Greg Lawrence’s service dog, Jenny, is also an avid aviator, though he said she’s picky about her airplanes and tends to “mope” if forced to spend time in older models.
Greg Lawrence’s aviation career, logging 3,000 hours over the course of nearly a half century, would be relatively unremarkable by general aviation standards, but for one thing.
“I’m deaf,” explained Lawrence, 63, whose hearing loss dates to an early childhood illness.
Taught to speak by his grandmother, Lawrence retains partial hearing—enough to understand air traffic controllers more often than not. Able to speak clearly, and read lips, Lawrence’s hearing loss was unknown to his teachers until eighth grade. In 1964, with dreams of taking to the skies, he applied for a medical certificate. Not knowing what to disclose when it came to “deficiencies,” Lawrence said, the aviation medical examiner advised him “not to make trouble” for himself, and signed him off. He earned his private pilot certificate in 1966.

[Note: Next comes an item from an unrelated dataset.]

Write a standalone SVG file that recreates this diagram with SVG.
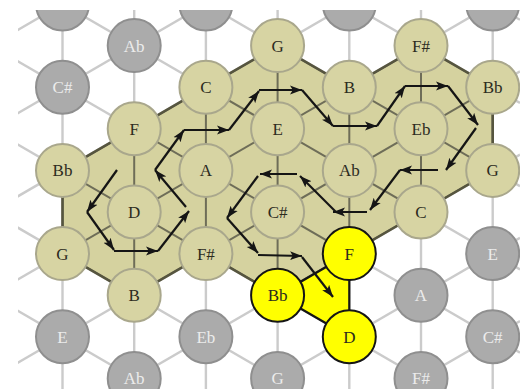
<svg xmlns="http://www.w3.org/2000/svg" width="520" height="389" viewBox="0 0 520 389">
<defs>
<style>
.grid line{stroke:#cbcbcb;stroke-width:2.4}
.inner line{stroke:#6e6d58;stroke-width:2}
.g circle{fill:#ababab;stroke:#8f8f8f;stroke-width:2}
.b circle{fill:#d7d4a3;stroke:#a9a78c;stroke-width:2}
.y circle{fill:#ffff00;stroke:#151515;stroke-width:2}
text{font-family:"Liberation Serif","Times New Roman",serif;font-size:17px;text-anchor:middle}
.g text{fill:#ececec}
.b text,.y text{fill:#2c2b1e}
.arrows line{stroke:#151515;stroke-width:2.2;marker-end:url(#ah)}
</style>
<clipPath id="frame"><rect x="18" y="10" width="502" height="379"/></clipPath>
<clipPath id="region"><polygon points="62.5,253.6 62.5,170.4 134.2,128.8 205.9,87.2 277.6,45.6 349.3,87.2 421,45.6 492.7,87.2 492.7,170.4 421,212 349.3,253.6 277.6,295.2 205.9,253.6 134.2,295.2"/></clipPath>
<marker id="ah" markerUnits="userSpaceOnUse" markerWidth="13" markerHeight="10" refX="12" refY="5" orient="auto"><path d="M0,0.6 L12,5 L0,9.4 L2.8,5 z" fill="#151515"/></marker>
</defs>
<rect width="520" height="389" fill="#ffffff"/>
<g clip-path="url(#frame)">
<g id="connectors">
<g class="grid">
<line x1="62.5" y1="0" x2="62.5" y2="389"/>
<line x1="134.2" y1="0" x2="134.2" y2="389"/>
<line x1="205.9" y1="0" x2="205.9" y2="389"/>
<line x1="277.6" y1="0" x2="277.6" y2="389"/>
<line x1="349.3" y1="0" x2="349.3" y2="389"/>
<line x1="421" y1="0" x2="421" y2="389"/>
<line x1="492.7" y1="0" x2="492.7" y2="389"/>
<line x1="0" y1="-281.9" x2="520" y2="19.8"/>
<line x1="0" y1="-198.7" x2="520" y2="103"/>
<line x1="0" y1="-115.5" x2="520" y2="186.2"/>
<line x1="0" y1="-32.3" x2="520" y2="269.4"/>
<line x1="0" y1="50.9" x2="520" y2="352.6"/>
<line x1="0" y1="134.1" x2="520" y2="435.8"/>
<line x1="0" y1="217.3" x2="520" y2="519"/>
<line x1="0" y1="300.5" x2="520" y2="602.2"/>
<line x1="0" y1="40.3" x2="520" y2="-261.4"/>
<line x1="0" y1="123.5" x2="520" y2="-178.2"/>
<line x1="0" y1="206.7" x2="520" y2="-95"/>
<line x1="0" y1="289.9" x2="520" y2="-11.8"/>
<line x1="0" y1="373.1" x2="520" y2="71.4"/>
<line x1="0" y1="456.3" x2="520" y2="154.6"/>
<line x1="0" y1="539.5" x2="520" y2="237.8"/>
<line x1="0" y1="622.7" x2="520" y2="321"/>
</g>
<polygon id="region-fill" points="62.5,253.6 62.5,170.4 134.2,128.8 205.9,87.2 277.6,45.6 349.3,87.2 421,45.6 492.7,87.2 492.7,170.4 421,212 349.3,253.6 277.6,295.2 205.9,253.6 134.2,295.2" fill="#d5d29f"/>
<g class="inner" clip-path="url(#region)">
<line x1="62.5" y1="0" x2="62.5" y2="389"/>
<line x1="134.2" y1="0" x2="134.2" y2="389"/>
<line x1="205.9" y1="0" x2="205.9" y2="389"/>
<line x1="277.6" y1="0" x2="277.6" y2="389"/>
<line x1="349.3" y1="0" x2="349.3" y2="389"/>
<line x1="421" y1="0" x2="421" y2="389"/>
<line x1="492.7" y1="0" x2="492.7" y2="389"/>
<line x1="0" y1="-281.9" x2="520" y2="19.8"/>
<line x1="0" y1="-198.7" x2="520" y2="103"/>
<line x1="0" y1="-115.5" x2="520" y2="186.2"/>
<line x1="0" y1="-32.3" x2="520" y2="269.4"/>
<line x1="0" y1="50.9" x2="520" y2="352.6"/>
<line x1="0" y1="134.1" x2="520" y2="435.8"/>
<line x1="0" y1="217.3" x2="520" y2="519"/>
<line x1="0" y1="300.5" x2="520" y2="602.2"/>
<line x1="0" y1="40.3" x2="520" y2="-261.4"/>
<line x1="0" y1="123.5" x2="520" y2="-178.2"/>
<line x1="0" y1="206.7" x2="520" y2="-95"/>
<line x1="0" y1="289.9" x2="520" y2="-11.8"/>
<line x1="0" y1="373.1" x2="520" y2="71.4"/>
<line x1="0" y1="456.3" x2="520" y2="154.6"/>
<line x1="0" y1="539.5" x2="520" y2="237.8"/>
<line x1="0" y1="622.7" x2="520" y2="321"/>
</g>
<polygon id="region-outline" points="62.5,253.6 62.5,170.4 134.2,128.8 205.9,87.2 277.6,45.6 349.3,87.2 421,45.6 492.7,87.2 492.7,170.4 421,212 349.3,253.6 277.6,295.2 205.9,253.6 134.2,295.2" fill="none" stroke="#56553f" stroke-width="2.6" stroke-linejoin="round"/>
<polygon id="yellow-triangle" points="349.3,253.6 349.3,336.8 277.6,295.2" fill="#ffff00" stroke="#151515" stroke-width="2.2" stroke-linejoin="round"/>
</g>

<g id="nodes">
<g id="top-0" class="g"><circle cx="62.5" cy="4" r="26.5"/></g>
<g id="top-2" class="g"><circle cx="205.9" cy="4" r="26.5"/></g>
<g id="top-4" class="g"><circle cx="349.3" cy="4" r="26.5"/></g>
<g id="top-6" class="g"><circle cx="492.7" cy="4" r="26.5"/></g>
<g id="n-Ab-1" class="g"><circle cx="134.2" cy="45.6" r="26.5"/><text x="134.2" y="51.6">Ab</text></g>
<g id="n-Cs-1" class="g"><circle cx="62.5" cy="87.2" r="26.5"/><text x="62.5" y="93.2">C#</text></g>
<g id="n-E-1" class="g"><circle cx="62.5" cy="336.8" r="26.5"/><text x="62.5" y="342.8">E</text></g>
<g id="n-Eb-1" class="g"><circle cx="205.9" cy="336.8" r="26.5"/><text x="205.9" y="342.8">Eb</text></g>
<g id="n-Ab-2" class="g"><circle cx="134.2" cy="378.4" r="26.5"/><text x="134.2" y="384.4">Ab</text></g>
<g id="n-G-1" class="g"><circle cx="277.6" cy="378.4" r="26.5"/><text x="277.6" y="384.4">G</text></g>
<g id="n-A-1" class="g"><circle cx="421" cy="295.2" r="26.5"/><text x="421" y="301.2">A</text></g>
<g id="n-Fs-1" class="g"><circle cx="421" cy="378.4" r="26.5"/><text x="421" y="384.4">F#</text></g>
<g id="n-E-2" class="g"><circle cx="492.7" cy="253.6" r="26.5"/><text x="492.7" y="259.6">E</text></g>
<g id="n-Cs-2" class="g"><circle cx="492.7" cy="336.8" r="26.5"/><text x="492.7" y="342.8">C#</text></g>

<g id="b-G-1" class="b"><circle cx="277.6" cy="45.6" r="26.5"/><text x="277.6" y="51.6">G</text></g>
<g id="b-Fs-1" class="b"><circle cx="421" cy="45.6" r="26.5"/><text x="421" y="51.6">F#</text></g>
<g id="b-C-1" class="b"><circle cx="205.9" cy="87.2" r="26.5"/><text x="205.9" y="93.2">C</text></g>
<g id="b-B-1" class="b"><circle cx="349.3" cy="87.2" r="26.5"/><text x="349.3" y="93.2">B</text></g>
<g id="b-Bb-1" class="b"><circle cx="492.7" cy="87.2" r="26.5"/><text x="492.7" y="93.2">Bb</text></g>
<g id="b-F-1" class="b"><circle cx="134.2" cy="128.8" r="26.5"/><text x="134.2" y="134.8">F</text></g>
<g id="b-E-1" class="b"><circle cx="277.6" cy="128.8" r="26.5"/><text x="277.6" y="134.8">E</text></g>
<g id="b-Eb-1" class="b"><circle cx="421" cy="128.8" r="26.5"/><text x="421" y="134.8">Eb</text></g>
<g id="b-Bb-2" class="b"><circle cx="62.5" cy="170.4" r="26.5"/><text x="62.5" y="176.4">Bb</text></g>
<g id="b-A-1" class="b"><circle cx="205.9" cy="170.4" r="26.5"/><text x="205.9" y="176.4">A</text></g>
<g id="b-Ab-1" class="b"><circle cx="349.3" cy="170.4" r="26.5"/><text x="349.3" y="176.4">Ab</text></g>
<g id="b-G-2" class="b"><circle cx="492.7" cy="170.4" r="26.5"/><text x="492.7" y="176.4">G</text></g>
<g id="b-D-1" class="b"><circle cx="134.2" cy="212" r="26.5"/><text x="134.2" y="218">D</text></g>
<g id="b-Cs-1" class="b"><circle cx="277.6" cy="212" r="26.5"/><text x="277.6" y="218">C#</text></g>
<g id="b-C-2" class="b"><circle cx="421" cy="212" r="26.5"/><text x="421" y="218">C</text></g>
<g id="b-G-3" class="b"><circle cx="62.5" cy="253.6" r="26.5"/><text x="62.5" y="259.6">G</text></g>
<g id="b-Fs-2" class="b"><circle cx="205.9" cy="253.6" r="26.5"/><text x="205.9" y="259.6">F#</text></g>
<g id="b-B-2" class="b"><circle cx="134.2" cy="295.2" r="26.5"/><text x="134.2" y="301.2">B</text></g>

<g id="y-F" class="y"><circle cx="349.3" cy="253.6" r="26.5"/><text x="349.3" y="259.6">F</text></g>
<g id="y-Bb" class="y"><circle cx="277.6" cy="295.2" r="26.5"/><text x="277.6" y="301.2">Bb</text></g>
<g id="y-D" class="y"><circle cx="349.3" cy="336.8" r="26.5"/><text x="349.3" y="342.8">D</text></g>
</g>

<g id="arrows" class="arrows">
<line x1="117" y1="170" x2="87" y2="212"/>
<line x1="87" y1="212" x2="114" y2="250"/>
<line x1="114" y1="251" x2="158" y2="251"/>
<line x1="158" y1="251" x2="189" y2="211"/>
<line x1="186" y1="207" x2="155" y2="170"/>
<line x1="155" y1="170" x2="184" y2="130"/>
<line x1="184" y1="130" x2="229" y2="130"/>
<line x1="229" y1="130" x2="259" y2="91"/>
<line x1="259" y1="90" x2="302" y2="90"/>
<line x1="302" y1="90" x2="333" y2="126"/>
<line x1="333" y1="126" x2="377" y2="126"/>
<line x1="377" y1="126" x2="405" y2="86"/>
<line x1="405" y1="86" x2="448" y2="86"/>
<line x1="448" y1="86" x2="478" y2="125"/>
<line x1="476" y1="128" x2="446" y2="170"/>
<line x1="438" y1="170" x2="400" y2="170"/>
<line x1="400" y1="170" x2="370" y2="210"/>
<line x1="367" y1="212" x2="333" y2="212"/>
<line x1="336" y1="212" x2="300" y2="176"/>
<line x1="297" y1="174" x2="260" y2="174"/>
<line x1="258" y1="176" x2="227" y2="218"/>
<line x1="227" y1="218" x2="258" y2="253"/>
<line x1="258" y1="255" x2="302" y2="256"/>
<line x1="302" y1="257" x2="333" y2="297"/>
</g>
</g>
</svg>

“Thirty-five years later, the FAA sent me a SODA [ statement of demonstrated ability],” Lawrence said. “I didn’t ask for it.”

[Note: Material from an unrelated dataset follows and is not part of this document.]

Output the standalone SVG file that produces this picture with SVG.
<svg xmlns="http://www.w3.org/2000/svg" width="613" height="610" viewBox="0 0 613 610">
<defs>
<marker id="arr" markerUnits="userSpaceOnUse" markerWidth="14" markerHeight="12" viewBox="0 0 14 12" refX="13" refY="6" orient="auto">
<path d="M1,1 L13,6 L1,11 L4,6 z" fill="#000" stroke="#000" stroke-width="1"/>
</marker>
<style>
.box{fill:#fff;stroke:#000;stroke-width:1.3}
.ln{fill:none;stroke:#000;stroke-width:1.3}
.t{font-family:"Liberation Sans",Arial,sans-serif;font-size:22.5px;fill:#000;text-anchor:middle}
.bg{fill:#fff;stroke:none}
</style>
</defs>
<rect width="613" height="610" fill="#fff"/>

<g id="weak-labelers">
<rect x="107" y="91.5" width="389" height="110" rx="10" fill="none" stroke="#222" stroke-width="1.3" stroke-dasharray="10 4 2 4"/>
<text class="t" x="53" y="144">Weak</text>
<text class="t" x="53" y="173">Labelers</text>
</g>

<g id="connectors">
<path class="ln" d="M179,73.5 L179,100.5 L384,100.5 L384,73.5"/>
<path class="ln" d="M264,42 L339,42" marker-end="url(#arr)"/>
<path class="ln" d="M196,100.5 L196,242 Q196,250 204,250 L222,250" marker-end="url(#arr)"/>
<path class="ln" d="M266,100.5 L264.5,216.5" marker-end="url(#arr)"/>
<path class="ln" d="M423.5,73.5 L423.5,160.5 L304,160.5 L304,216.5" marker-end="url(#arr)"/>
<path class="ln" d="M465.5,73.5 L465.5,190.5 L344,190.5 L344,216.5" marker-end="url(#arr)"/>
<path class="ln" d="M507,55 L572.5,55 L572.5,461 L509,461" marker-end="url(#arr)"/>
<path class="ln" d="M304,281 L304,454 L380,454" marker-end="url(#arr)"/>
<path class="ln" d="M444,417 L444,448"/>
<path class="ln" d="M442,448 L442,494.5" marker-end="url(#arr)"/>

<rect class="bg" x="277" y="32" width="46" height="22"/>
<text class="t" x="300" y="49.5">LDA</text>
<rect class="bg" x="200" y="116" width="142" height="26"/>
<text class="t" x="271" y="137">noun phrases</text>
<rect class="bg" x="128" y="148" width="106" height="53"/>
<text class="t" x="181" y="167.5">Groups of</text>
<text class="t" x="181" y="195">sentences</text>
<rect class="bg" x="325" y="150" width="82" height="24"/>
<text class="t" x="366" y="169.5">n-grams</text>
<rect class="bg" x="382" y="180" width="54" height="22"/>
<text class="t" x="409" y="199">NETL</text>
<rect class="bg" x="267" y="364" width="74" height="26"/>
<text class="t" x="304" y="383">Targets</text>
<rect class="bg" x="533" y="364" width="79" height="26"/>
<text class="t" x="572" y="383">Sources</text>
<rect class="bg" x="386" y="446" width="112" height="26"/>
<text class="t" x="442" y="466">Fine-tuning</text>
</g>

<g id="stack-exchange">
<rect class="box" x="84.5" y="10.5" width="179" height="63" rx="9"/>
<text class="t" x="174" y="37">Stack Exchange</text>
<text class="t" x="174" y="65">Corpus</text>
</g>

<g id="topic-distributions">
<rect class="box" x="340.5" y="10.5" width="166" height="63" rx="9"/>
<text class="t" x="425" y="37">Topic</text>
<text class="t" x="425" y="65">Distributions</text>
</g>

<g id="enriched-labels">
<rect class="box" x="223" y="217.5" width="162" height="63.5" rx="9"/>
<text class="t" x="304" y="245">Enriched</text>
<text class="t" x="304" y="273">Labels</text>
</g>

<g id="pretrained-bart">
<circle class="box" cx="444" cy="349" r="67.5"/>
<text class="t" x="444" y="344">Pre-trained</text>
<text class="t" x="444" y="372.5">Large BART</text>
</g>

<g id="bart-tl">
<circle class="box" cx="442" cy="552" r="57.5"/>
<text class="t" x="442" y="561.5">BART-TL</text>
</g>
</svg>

Today, Lawrence remains an avid aviator, transitioning in 2010 from single-engine airplanes (he owned a Cessna 172 for several years, and keeps his certificate current) to gliders and motorgliders. A certificated ground instructor working on his flight instructor glider certificate, Lawrence is also on another mission, visiting schools for the deaf and partially deaf around the country presenting a program with a simple message: “You can fly.”

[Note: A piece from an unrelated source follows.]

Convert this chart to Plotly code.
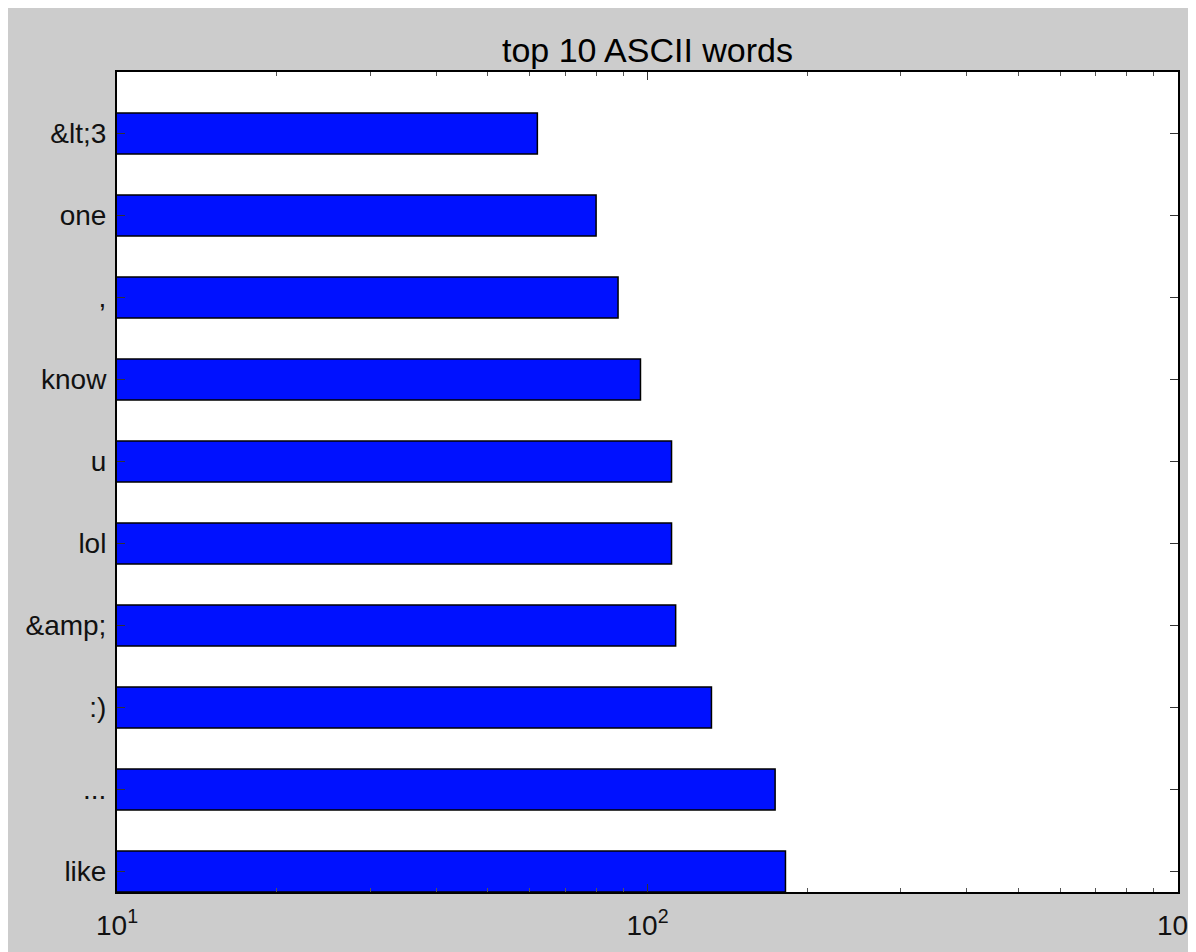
import plotly.graph_objects as go

# data (bottom to top)
words = ["like", "...", ":)", "&amp;", "lol", "u", "know", ",", "one", "&lt;3"]
counts = [182, 174, 132, 113, 111, 111, 97, 88, 80, 62]
title_text = "top 10 ASCII words"
x_tick_vals = [10, 100, 1000]
x_tick_text = ["10<sup>1</sup>", "10<sup>2</sup>", "10<sup>3</sup>"]


def esc(s):
    return s.replace("&", "&amp;").replace("<", "&lt;").replace(">", "&gt;")


# page has an 8px body margin, so the figure is drawn offset by (8, 8)
W, H = 1196, 952
ML, MR, MT, MB = 109, 26, 64, 68
FONT = "Liberation Sans, Arial, Helvetica, sans-serif"

minor_vals = [m * 10 ** e for e in (1, 2) for m in range(2, 10)]

fig = go.Figure(
    go.Bar(
        x=counts,
        y=words,
        orientation="h",
        width=0.5,
        marker=dict(color="#0011ff", line=dict(color="black", width=1.5)),
        hoverinfo="x+y",
    )
)

fig.update_layout(
    template="none",
    width=W,
    height=H,
    margin=dict(l=ML, r=MR, t=MT, b=MB, pad=0),
    paper_bgcolor="#cccccc",
    plot_bgcolor="white",
    showlegend=False,
    font=dict(family=FONT, color="#111111"),
    title=dict(
        text=title_text,
        x=0.5,
        xref="paper",
        xanchor="center",
        y=1 - 42 / H,
        yref="container",
        yanchor="middle",
        font=dict(size=34, color="#000000", family=FONT),
    ),
)

fig.update_xaxes(
    type="log",
    range=[1, 3],
    tickmode="array",
    tickvals=x_tick_vals,
    ticktext=x_tick_text,
    ticks="inside",
    ticklen=8,
    tickwidth=1,
    tickcolor="#333333",
    showline=True,
    linecolor="black",
    linewidth=2,
    mirror="allticks",
    showgrid=False,
    zeroline=False,
    automargin=False,
    tickfont=dict(size=28, color="#111111", family=FONT),
    ticklabelstandoff=7,
    minor=dict(tickmode="array", tickvals=minor_vals, ticks="inside",
               ticklen=4, tickwidth=1, tickcolor="#555555", showgrid=False),
)

fig.update_yaxes(
    type="category",
    categoryorder="array",
    categoryarray=words,
    range=[-0.25, len(words) - 0.25],
    tickmode="array",
    tickvals=words,
    ticktext=[esc(w) for w in words],
    ticks="inside",
    ticklen=8,
    tickwidth=1,
    tickcolor="#333333",
    showline=True,
    linecolor="black",
    linewidth=2,
    mirror="allticks",
    showgrid=False,
    zeroline=False,
    automargin=False,
    tickfont=dict(size=28, color="#111111", family=FONT),
    ticklabelstandoff=3,
)

fig.write_html("out.html")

Airports can potentially be used by deaf and partially deaf pilots the same way they can be used by aircraft without radios. “Do the math,” Lawrence said.
It’s a message that often gets through for the first time to students in schools for the deaf, and one that Lawrence hopes to gain sponsors—and an aircraft—to help spread.
He spends many of his nights in front of a computer, using video links to supplement the flight instruction of deaf people around the country. Lawrence also has developed lesson plans, adapting American Sign Language for use in a cockpit. A lengthy preflight conference allows students and instructors to work out visual cues that facilitate communication.
“What applies to deaf and hard-of-hearing people applies to everyone using English as a second language,” Lawrence said. Visual communication enhances safety for both types of student, particularly in pressure situations where command of language poses the greatest challenge.
With his trained assistance dog Jenny, a rescued mix-breed who has developed an affinity for flight—though she’s picky about airplanes, moping a bit when piled into an older model—Lawrence hopes recent talks with a Purdue University official may open the door to putting him on the road full time. He wants to extend his travels to every school for the deaf and partially deaf in the country, and offer them a living example of what’s possible.
He has already seen the idea take flight, the light bulb lighting in the smiling faces of youngsters.
“Well, if that old deaf guy can fly, I can fly,” Lawrence said. For an aviation community working to build its numbers, the same message has the power to reach those who aren’t hard of hearing, too. “For every deaf person I reach, there’s a thousand hearing people.”